As a reminder, I'm still looking for new-user impressions and guest posts on any D-related topic. Please contact me if you're interested. And don't forget, there's a bounty for guest posts, so you can make a bit of extra cash in the process.

The blog:
https://dlang.org/blog/2019/01/18/d-lighted-im-sure/

Reddit:
https://www.reddit.com/r/programming/comments/ahawhz/dlighted_im_sure_the_first_two_months_with_d/
January 18
On 1/18/19 9:29 AM, Mike Parker wrote:
> Not long ago, in my retrospective on the D Blog in 2018, I invited folks to write about their first impressions of D. Ron Tarrant, who you may have seen in the Lear forum, answered the call. The result is the latest post on the blog, the first guest post of 2019. Thanks, Ron!
> 
> As a reminder, I'm still looking for new-user impressions and guest posts on any D-related topic. Please contact me if you're interested. And don't forget, there's a bounty for guest posts, so you can make a bit of extra cash in the process.
> 
> The blog:
> https://dlang.org/blog/2019/01/18/d-lighted-im-sure/
> 
> Reddit:
> https://www.reddit.com/r/programming/comments/ahawhz/dlighted_im_sure_the_first_two_months_with_d/ 
> 

Nice read! And welcome to Ron! I too, started with BASIC, but on a Commodore 64 :)

-Steve
January 18
On Friday, 18 January 2019 at 15:08:48 UTC, Steven Schveighoffer wrote:

> Nice read! And welcome to Ron! I too, started with BASIC, but on a Commodore 64 :)
>
> -Steve
Thanks, Steve.

Just to set the record straight, I only had access to that Coleco Adam for the few weeks I was in that Newfoundland outport. Within a year, I too had my very own C-64 plugged into a monster Zenith console job. Remember those? I don't remember what I paid for a used C-64, but the Zenith 26" was $5 at a garage sale up the street and another $5 for delivery.


January 18
On 1/18/19 11:42 AM, Ron Tarrant wrote:
> On Friday, 18 January 2019 at 15:08:48 UTC, Steven Schveighoffer wrote:
> 
>> Nice read!

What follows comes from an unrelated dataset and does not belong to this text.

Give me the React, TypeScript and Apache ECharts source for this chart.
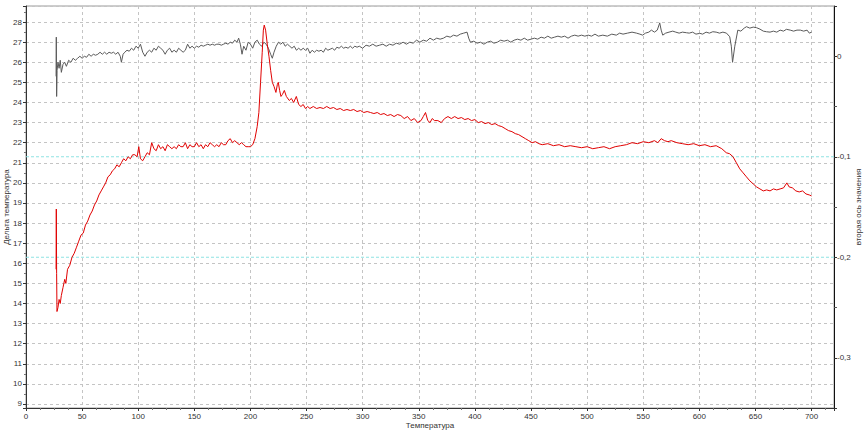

And welcome to Ron! I too, started with BASIC, but on a Commodore 64 :)
>>
> Thanks, Steve.
> 
> Just to set the record straight, I only had access to that Coleco Adam for the few weeks I was in that Newfoundland outport. Within a year, I too had my very own C-64 plugged into a monster Zenith console job. Remember those? I don't remember what I paid for a used C-64, but the Zenith 26" was $5 at a garage sale up the street and another $5 for delivery.

I had to use my parents' TV in the living room :) And I was made to learn typing before I could play games on it, so cruel...

-Steve
January 18
On Fri, Jan 18, 2019 at 02:29:14PM +0000, Mike Parker via Digitalmars-d-announce wrote: [...]
> The blog: https://dlang.org/blog/2019/01/18/d-lighted-im-sure/
[...]

Very nice indeed!  Welcome aboard, Ron!

And wow... 6502?  That's what I grew up on too!  I used to remember most of the opcodes by heart... though nowadays that memory has mostly faded away.  The thought of it still evokes nostalgic feelings, though.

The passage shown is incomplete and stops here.